As the search for a new University of Missouri president forges ahead, some high-ranking academic leaders aren’t waiting around to meet the new boss.
Since mid-June, three top university officials have decided to take jobs elsewhere. The first to leave was economic development guru John Gardner, who quickly followed former Missouri system President Elson Floyd to Washington State University.
Next came Jim Coleman, a vice chancellor for research at the Columbia campus. Coleman departs in September for a job as vice provost of research at Rice University, a Houston private school with one of the largest endowments in the country.
And just last week, Steve Lehmkuhle — another former Floyd lieutenant — was named as the first chancellor at the University of Minnesota-Rochester. Lehmkuhle spent more than two decades in the Missouri system, including a stint in 2005 as interim chancellor of the Kansas City campus.
The succession of abrupt departures is largely coincidental. But some keen observers of higher education in the state are also wondering if the brain drain, coupled with the prolonged presidential search, could create a leadership vacuum in University Hall.
“These are people who are really synonymous with MU’s success in the past decade,” said Kelly Gillespie, executive director of the Missouri Biotechnology Association. “It is an opportunity — but how long do you want that window open?”
The topic came up last week during the Board of Curators’ annual retreat in Marceline, with several members bemoaning the academic hiring carousel, particularly in the upper administrative echelons.
“What I see as a great failure in higher education is a lack of training grounds for new management,” said curator John Carnahan III, of Springfield.
A day later, interim president Gordon Lamb scoffed at any suggestion that the collective loss of leadership was anything more than bad timing.
Executive recruiters had previously flirted with Coleman, Lamb said. Lehmkuhle made no secret of his interest in again leading a campus. And Gardner has family ties in the Pacific Northwest.
“This is not a mass exodus,” Lamb said. “That is a complete overstatement. We ought to get back to reality.”
Coleman, who with Gardner helped lead the university’s efforts to parlay academic research into private investment, agreed that the post-Floyd moves were more about personal advancement than institutional duress.
At the same time, he also decried the increasing role of politics in the university’s life, from hostile lawmakers in Jefferson City to curators quick to find fault.
“It was starting to become pretty clear what was going on in our legislative process, and how MU was going to be treated,” he said. “It was starting to become frustrating to be a senior administrator.”
University leaders had high hopes for Gov. Matt Blunt’s initial plan to sell assets from the Missouri Higher Education Loan Authority to finance campus construction projects.
But when the smoke cleared, those hopes were trammeled by partisan maneuvering and disputes over embryonic stem cell research, leading to the elimination of an $85 million health sciences building in Columbia and another $31 million toward the Ellis Fischel Cancer Center.
Coleman said he was also troubled by comparatively low faculty salaries at the flagship campus. By one measure of professorial pay, the university ranks next-to-last among 33 peer institutions.

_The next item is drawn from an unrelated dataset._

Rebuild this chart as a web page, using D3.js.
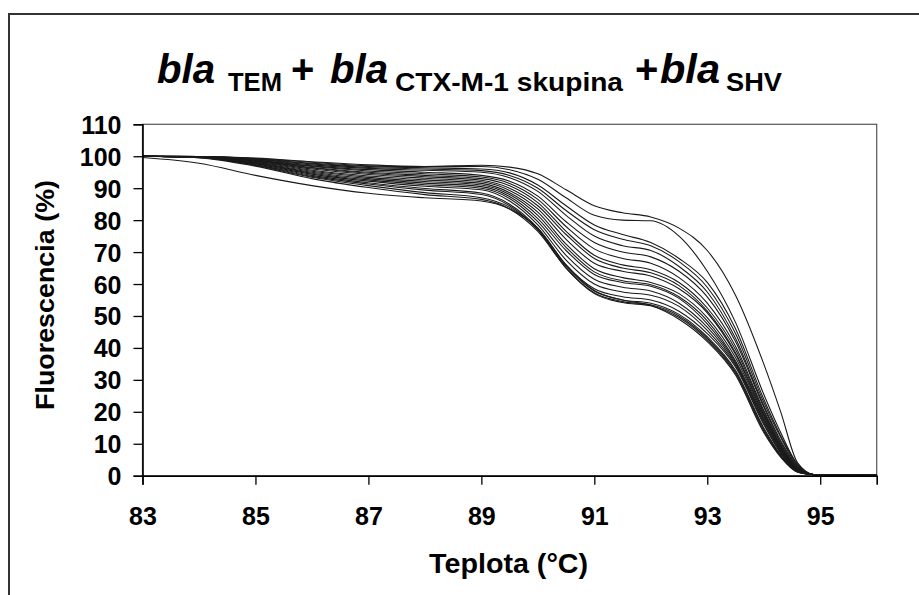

In response, Chancellor Brady Deaton has proposed a three-year, $21.6 million plan to boost faculty wages — in part by reducing administrative costs through consolidation, hiring freezes and other cutbacks.
That uncertain financial climate could lead to far more faculty departures than the handful of administrators already on their way out, Coleman said.
“As someone who loves MU, I am concerned. This university is so important to the state, and can do so much for the state,” he said. “We just want to make sure the university doesn’t get to the place where it can’t recover because of losing too many good people.”
Curators Chairman Don Walsworth acknowledged that low faculty pay remains a problem.
“We are going to support our faculty and staff,” he said. “There are some deficiencies now regarding salary.”
Coleman, who said his salary at Rice represents a “pretty sizable chunk” more than the $190,550 he earned annually at Missouri, also articulated a concern that more than one university administrator privately harbors.
“The Board of Curators, over the last year, seemed to be in a mode that was more about finding fault in the university than being supportive of us,” he said. “We’ve all been in a very defensive posture, responding to fires.”
For now, the curators’ top priority is hiring Floyd’s permanent successor. Their first choice, business executive Terry Sutter, rejected a job offer in early June. He instead became chief operating officer of a Florida steel manufacturer.
For the first time since Sutter turned them down, curators met behind closed doors in Marceline to discuss the search. Walsworth said the board hopes to soon settle on a group of three to five finalists who would interview with a 19-member advisory panel of professors, alumni, students, retirees and nonfaculty employees from the four campuses.
Panel members would then forward their recommendations to curators, who will make the final decision.
Walsworth said he expects the new president to put his or her own stamp on the leadership team — a job no doubt made easier with the recent vacancies.
“The University of Missouri is embarking on a new era,” he said. “We want a person, man or woman, who can take us to the next level.”